Le scrutin dans ce petit pays andin est déterminant pour la gauche latino-américaine, affaiblie par les virages conservateurs de l'Argentine, du Brésil et du Pérou.
Le charismatique mais controversé Rafael Correa, qui ne se représentait pas après dix ans au pouvoir, va laisser un pays modernisé et aux inégalités sociales réduites, mais polarisé et en proie à la crise économique.
Son ancien vice-président Lenin Moreno, candidat d'Alliance Pays (AP), a recueilli 39,11% des voix dimanche face à l'ex-banquier Guillermo Lasso, du mouvement conservateur Créant des opportunités (Creo), crédité de 28,30%, selon des résultats portant sur 88,3% des suffrages exprimés et publiés lundi à 10H00 (15H00 GMT) sur le site du Conseil national électoral (CNE).
Pour l'emporter au premier tour, le candidat d'AP doit totaliser au moins 40% des voix, avec dix points d'avance sur le leader de l'opposition de droite.
Un éventuel second tour apparaît risqué pour M. Moreno. Son adversaire peut bénéficier du report des voix d'autres candidats : l'ex-députée de droite Cynthia Viteri, arrivée en troisième position, avec 16,33% selon les derniers résultats partiels, a déjà appelé à voter pour M. Lasso.
"Ici, ce qui est en jeu, c'est l'avenir de l'Equateur", a déclaré lundi matin M. Moreno à la chaîne Telesur. Mais "j'aime les défis forts, les grands enjeux et je vais réussir", a assuré le candidat d'AP, qui aura 64 ans en mars et se déplace en fauteuil roulant car devenu paraplégique à la suite d'une agression à main armée en 1998.
Le sort d'Assange
"Nous avons déjà les 10 points de différence avec Lasso et cela continue à augmenter", a tweeté Rafael Correa, chantre d'un "Socialisme du XXIe siècle", héritier du leadership latino-américain du défunt président vénézuélien Hugo Chavez et pourfendeur des Etats-Unis.

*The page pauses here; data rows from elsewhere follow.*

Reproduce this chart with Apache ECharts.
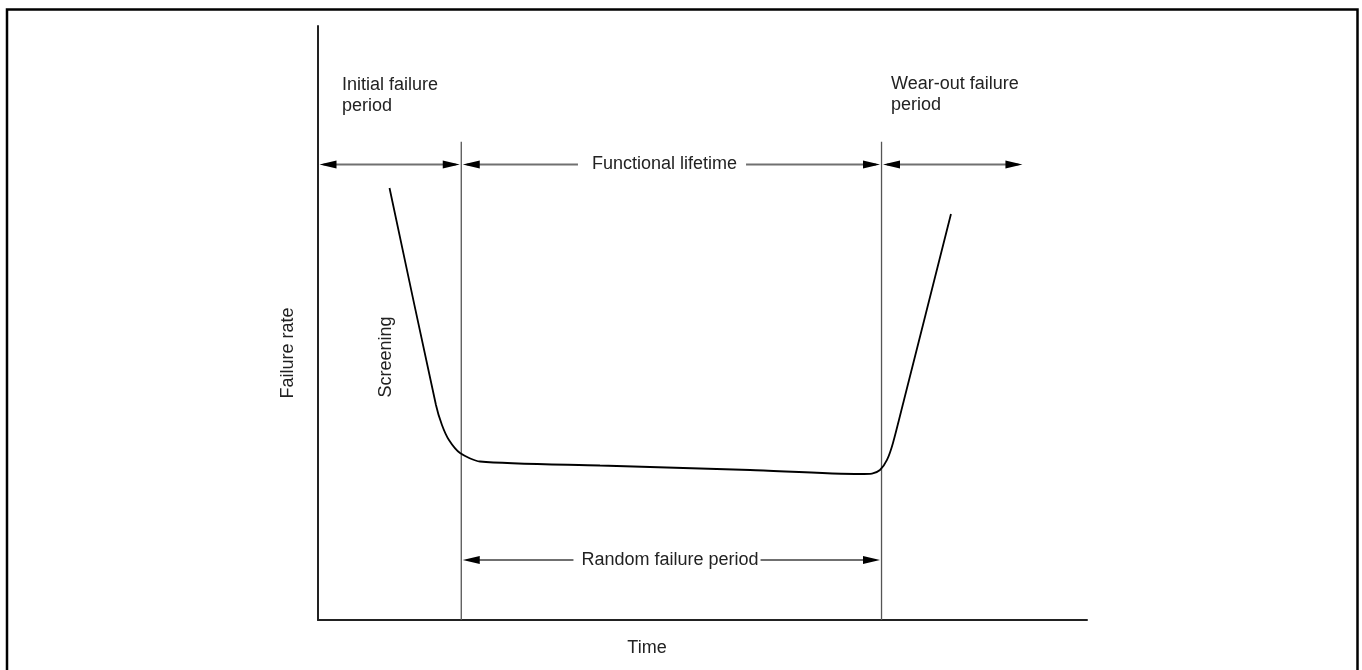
<!DOCTYPE html>
<html>
<head>
<meta charset="utf-8">
<title>Failure rate curve</title>
<script src="https://cdn.jsdelivr.net/npm/echarts@6/dist/echarts.min.js"></script>
<style>
  html, body { margin: 0; padding: 0; background: #fff; }
  #chart { width: 1362px; height: 670px; }
</style>
</head>
<body>
<div id="chart"></div>
<script>
// bathtub curve, arbitrary units (0-100 on both axes)
const curveTime = [9.3, 15.34, 16.12, 17.03, 18.47, 21.07, 36.67, 56.18, 70.48, 72.04, 73.08, 73.99, 74.77, 76.2, 82.31]
const curveRate = [72.73, 36.2, 32.83, 30.3, 28.11, 26.68, 26.01, 25.25, 24.58, 24.66, 25.25, 26.94, 29.8, 37.04, 68.35]

// period boundaries on the time axis
const boundaries = [18.63, 73.28]
const boundaryTop = 80.5

// double-headed arrows: [from, to, level]
const periodArrows = [
  [0, 18.63, 76.68],
  [18.63, 73.28, 76.68],
  [73.28, 91.8, 76.68],
  [18.63, 73.28, 10.1]
]

const FONT = 'Liberation Sans, Arial, sans-serif'
const TEXT = '#222'

const chart = echarts.init(document.getElementById('chart'))

// arrow shaft + black heads, tips sit just off the lines they touch
function renderArrow(params, api) {
  const p1 = api.coord([api.value(0), api.value(2)])
  const p2 = api.coord([api.value(1), api.value(2)])
  const x1 = p1[0] + 1.5
  const x2 = p2[0] - 1.5
  const y = p1[1]
  const len = 17
  const half = 4
  return {
    type: 'group',
    children: [
      {
        type: 'line',
        shape: { x1: x1 + 4, y1: y, x2: x2 - 4, y2: y },
        style: { stroke: '#707070', lineWidth: 2 }
      },
      {
        type: 'polygon',
        shape: { points: [[x1, y], [x1 + len, y - half], [x1 + len, y + half]] },
        style: { fill: '#000' }
      },
      {
        type: 'polygon',
        shape: { points: [[x2, y], [x2 - len, y - half], [x2 - len, y + half]] },
        style: { fill: '#000' }
      }
    ]
  }
}

const textStyle = {
  fill: TEXT,
  fontSize: 18,
  fontFamily: FONT
}

chart.setOption({
  animation: false,
  backgroundColor: '#fff',
  grid: {
    left: 318,
    right: 275,
    top: 26,
    bottom: 50
  },
  xAxis: {
    type: 'value',
    min: 0,
    max: 100,
    axisLine: { lineStyle: { color: '#222', width: 2 } },
    axisTick: { show: false },
    axisLabel: { show: false },
    splitLine: { show: false }
  },
  yAxis: {
    type: 'value',
    min: 0,
    max: 100,
    axisLine: { show: true, lineStyle: { color: '#222', width: 2 } },
    axisTick: { show: false },
    axisLabel: { show: false },
    splitLine: { show: false }
  },
  series: [
    {
      type: 'line',
      data: curveTime.map((t, i) => [t, curveRate[i]]),
      showSymbol: false,
      smooth: 0.25,
      lineStyle: { color: '#000', width: 1.8 },
      z: 3
    },
    ...boundaries.map(b => ({
      type: 'line',
      data: [[b, 0], [b, boundaryTop]],
      showSymbol: false,
      lineStyle: { color: '#555', width: 1.3 },
      z: 2
    })),
    {
      type: 'custom',
      renderItem: renderArrow,
      data: periodArrows,
      z: 4
    }
  ],
  graphic: [
    {
      type: 'rect',
      shape: { x: 7, y: 9.5, width: 1350.5, height: 700 },
      style: { fill: 'none', stroke: '#000', lineWidth: 2.5 },
      z: 100
    },
    {
      type: 'text',
      x: 342, y: 75,
      style: Object.assign({ text: 'Initial failure\nperiod', lineHeight: 21 }, textStyle),
      z: 100
    },
    {
      type: 'text',
      x: 891, y: 74,
      style: Object.assign({ text: 'Wear-out failure\nperiod', lineHeight: 21 }, textStyle),
      z: 100
    },
    {
      type: 'text',
      x: 662, y: 164.5,
      style: Object.assign({
        text: 'Functional lifetime',
        align: 'center',
        verticalAlign: 'middle',
        backgroundColor: '#fff',
        padding: [2, 9, 2, 14]
      }, textStyle),
      z: 100
    },
    {
      type: 'text',
      x: 667, y: 560,
      style: Object.assign({
        text: 'Random failure period',
        align: 'center',
        verticalAlign: 'middle',
        backgroundColor: '#fff',
        padding: [2, 2, 2, 8]
      }, textStyle),
      z: 100
    },
    {
      type: 'text',
      x: 386, y: 357,
      rotation: Math.PI / 2,
      style: Object.assign({ text: 'Screening', align: 'center', verticalAlign: 'middle' }, textStyle),
      z: 100
    },
    {
      type: 'text',
      x: 288, y: 353,
      rotation: Math.PI / 2,
      style: Object.assign({ text: 'Failure rate', align: 'center', verticalAlign: 'middle' }, textStyle),
      z: 100
    },
    {
      type: 'text',
      x: 647, y: 648,
      style: Object.assign({ text: 'Time', align: 'center', verticalAlign: 'middle' }, textStyle),
      z: 100
    }
  ]
})

window.addEventListener('resize', () => chart.resize())
</script>
</body>
</html>
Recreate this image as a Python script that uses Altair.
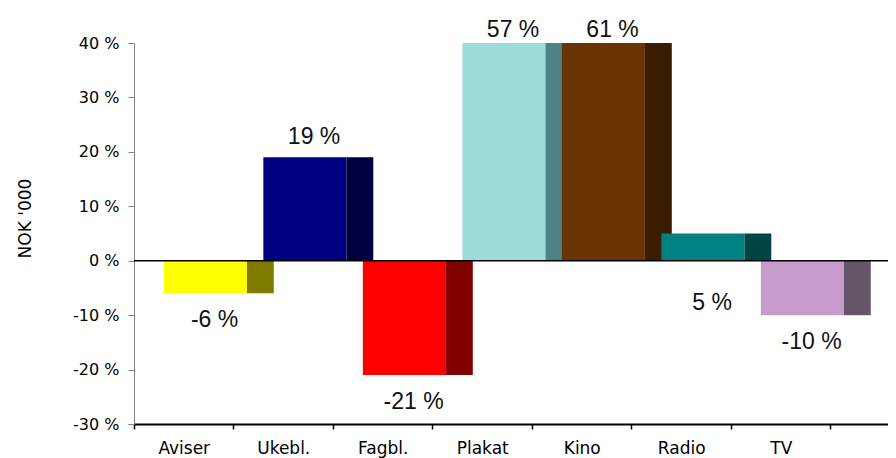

Avec cette élection se joue aussi le sort de Julian Assange, fondateur de WikiLeaks réfugié depuis 2012 à l'ambassade équatorienne de Londres, sous le coup d'une demande d'extradition en Suède pour un viol présumé, qu'il nie.
Lenin Moreno n'entend pas lui retirer l'asile, mais Guillermo Lasso a assuré à l'AFP que, s'il était élu, il l'expulserait "dans les 30 jours".
Le président du CNE, Juan Pablo Pozo, a recommandé d'"attendre le dépouillement de 100%" des bulletins, prévu lundi, avant de confirmer un second tour, prévu le 2 avril. Le prochain président doit prendre ses fonctions le 24 mai.
M. Lasso, 61 ans, qui s'est dit sûr d'aller à un second tour, a déclaré lundi à la chaîne Teleamazonas qu'il ne se reposerait pas "jusqu'à obtenir la victoire du peuple équatorien qui veut le changement".
Exigeant des résultats transparents, des centaines de partisans étaient à nouveau rassemblés, comme la veille, devant le CNE, dont le président a cependant écarté toute fraude.
"On veut voler la volonté du peuple qui souhaite un changement", a affirmé à l'AFP Lyda Alzate, une sympathisante de M. Lasso.
Le poids de la crise
Quelque 12,8 millions d'électeurs devaient voter, sous peine d'amende, pour désigner le successeur de M. Correa parmi huit candidats, ainsi que le vice-président et 137 députés.
Les résultats encore très partiels des législatives ne permettaient pas de savoir si AP conservait sa majorité des deux-tiers à l'Assemblée, même si le parti figurait largement en tête.
"Le grand électeur a été la crise économique", a déclaré à l'AFP l'analyste Alberto Acosta-Burneo du consultant Spurrier, précisant que lors de ses réélections au premier tour en 2009 et 2013, M. "Correa a obtenu plus de 50% grâce à la manne" pétrolière de l'époque.
L'Equateur a vu depuis son économie dollarisée affectée par la chute du brut et la hausse du billet vert. Le gouvernement se voit reprocher d'avoir gaspillé les recettes du pétrole.
La crise mécontente les classes moyennes, lasses de la confrontation de M. Correa avec les milieux d'affaires et les médias, entre autres. De récentes révélations de cas de corruption ont encore assombri le panorama.